Es necesario encontrar un sistema para la protección de las canoas. Los golpes contra las piedras generaron vías de agua que fue necesario reparar en plena travesía. Las etapas deben ser más cortas. Apremiados por el tiempo trajinábamos de la mañana a la noche con una pausa para comer algún bocado, con el cansancio consiguiente. En materia de comida lo mejor parece ser un desayuno fuerte, un bocado a medio día y una cena abundante y caliente: el arroz, los fideos, las sopas y las latas, (salsas, verduras y carnes) nos resolvieron el problema. El té y el café no deben faltar. Si el cocinero es bueno (Oscar fue excelente) y la comida simple pero variada, el apetito hace el resto: siempre resultó el mejor condimento. Conviene tener a mano en todo momento chocolate y fruta seca.

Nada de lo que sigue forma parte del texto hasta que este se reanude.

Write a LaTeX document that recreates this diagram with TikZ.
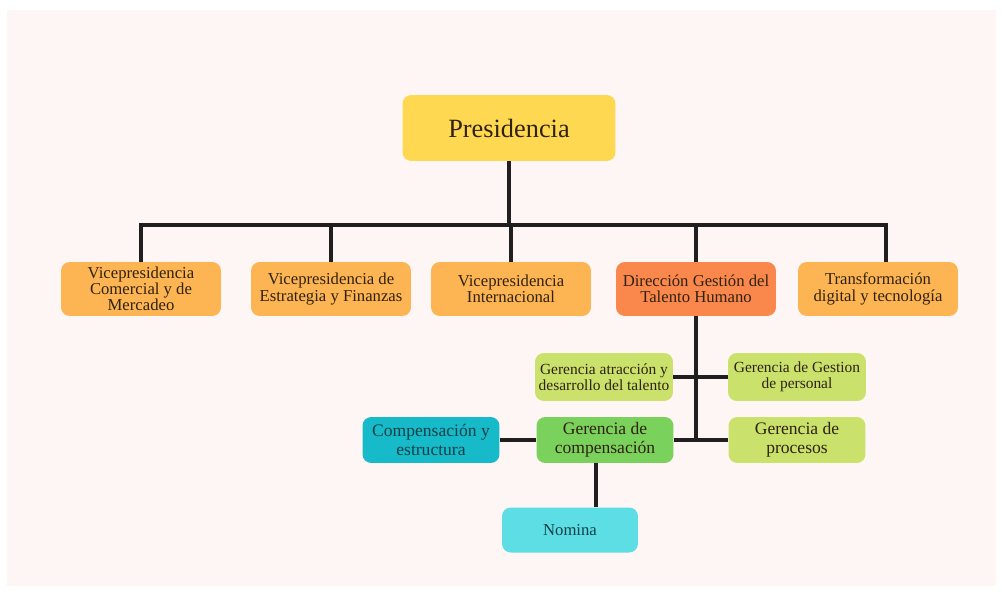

Proporcionan energía y calor de inmediato sin necesidad de preparación y pueden consumirse sobre la marcha.

 

Sin machete, hacha y trozador no hubiéramos superado las barreras de troncos que nos detuvieron varias veces. Conviene también llevar alguna pinza y alguna pala pequeña y desde luego abundante cordaje. En todo momento funcionamos como equipo. Todos aportamos esfuerzos e ideas en la medida de nuestras posibilidades y la moral del grupo se mantuvo alta y sin desfallecimientos anímicos, aún en los momentos en los que las dificultades parecían augurar el fracaso de la empresa. Las decisiones se tomaron democráticamente, escuchando y valorando distintas opiniones. Ni siquiera el cansancio -alguna vez al límite del agotamiento-alteró el buen humor y espíritu positivo que fue la constante desde que comenzó la travesía. Las diversas tareas fueron asumidas sobre la marcha y se dividieron espontáneamente en función de las habilidades y capacidad física de cada uno.

 

Una síntesis de la travesía y todos sus avatares demandaría varias carillas por todas las puntas y matices que resultaron de la experiencia. Resaltar algunos aspectos nos parece más indicado y práctico: un lugar desconocido y con dificultades son indicadores de aventura asegurada, elemento fundamental y motivador en el espíritu del canoero. Los grupos se consolidan (o no) sobre la tarea que se realiza a los efectos de lograr el objetivo o el de llegar a la meta planteada. Más allá de esta observación en la conformación primaria, no está demás tener en cuenta la experiencia con que cuenten los canoeros, mantener un equilibrio en las edades donde se amalgame ímpetu, experiencia y sabiduría (nuestro grupo tenía un promedio de edad de 42 años que resultó óptimo). En este tipo de aventuras se dan situaciones donde el agotamiento, la incomodidad, el hambre y el peligro; hacen un cóctel que pone a prueba el temple del más pintado. Tolerancia, respeto, humor y gran sentido del compañerismo son elementos que todo canoero debe llevar en su tarrina para brindarlo al grupo cada uno en su momento (de esto último nuestras tarrinas estaban llenas).

 

Los equipos son fundamentales, tanto los de uso personal como los que usará la expedición en su conjunto, de éstos depende en gran porcentaje el éxito y también pasarla lo mejor posible. La seguridad debe ser motivo de atención constante al igual que el cuidado del uno hacia el otro, el estado de alerta ante los riesgos que van surgiendo, muñirse de medios de comunicación confiables y toda la previsión que pueda tomarse antes y durante la travesía. Cuántas cosas quedaron en el tintero y cuántas de éstas parecerá que están demás; la intención es tratar de aportar algo de nuestra experiencia, sin más pretensiones. Dicen que de estas travesías o vienen todos peleados o todos amigos. Nosotros ya éramos amigos, pero después de la travesía volvimos como hermanos y alguien el otro día, tiró arriba de la mesa entre las copas: "Che, y en la próxima, ¿adónde carajo vamos?" La gente del lugar nos brindó generosamente su colaboración, dispuesta siempre a la gauchada sin reticencias ni especulaciones. A riesgo de olvidarnos de alguno, destacamos al señor Mareque, nuestro corresponsal en Rivera, que nos proporcionó valiosos contactos en la zona, nos consiguió locomoción y nos acompañó hasta el punto de partida, a la familia Duarte que nos facilitó el tractor con el que el Toto, peludo mediante y con la colaboración de Modernell, nos sacó del pantano a la llegada, a la señora de Duarte, que el jueves de mañana, cuando fuimos a buscar al Toto para traer las canoas al campamento, nos convidó con unos exquisitos buñuelos, al señor Modernell, que además de sacarnos de la empantanada nos ofreció el predio donde acampamos la última noche, al camionero señor Osores y al dueño de la leñería de Tranqueras en la que dejamos los vehículos con que llegamos de Montevideo y, en fin, a todos los que se acercaron a brindarnos su amistad. Estación Laureles ya no es para nosotros sólo un punto en el mapa. Dejamos allí muchos amigos y esperamos volver algún día para sentirnos de nuevo en nuestra casa.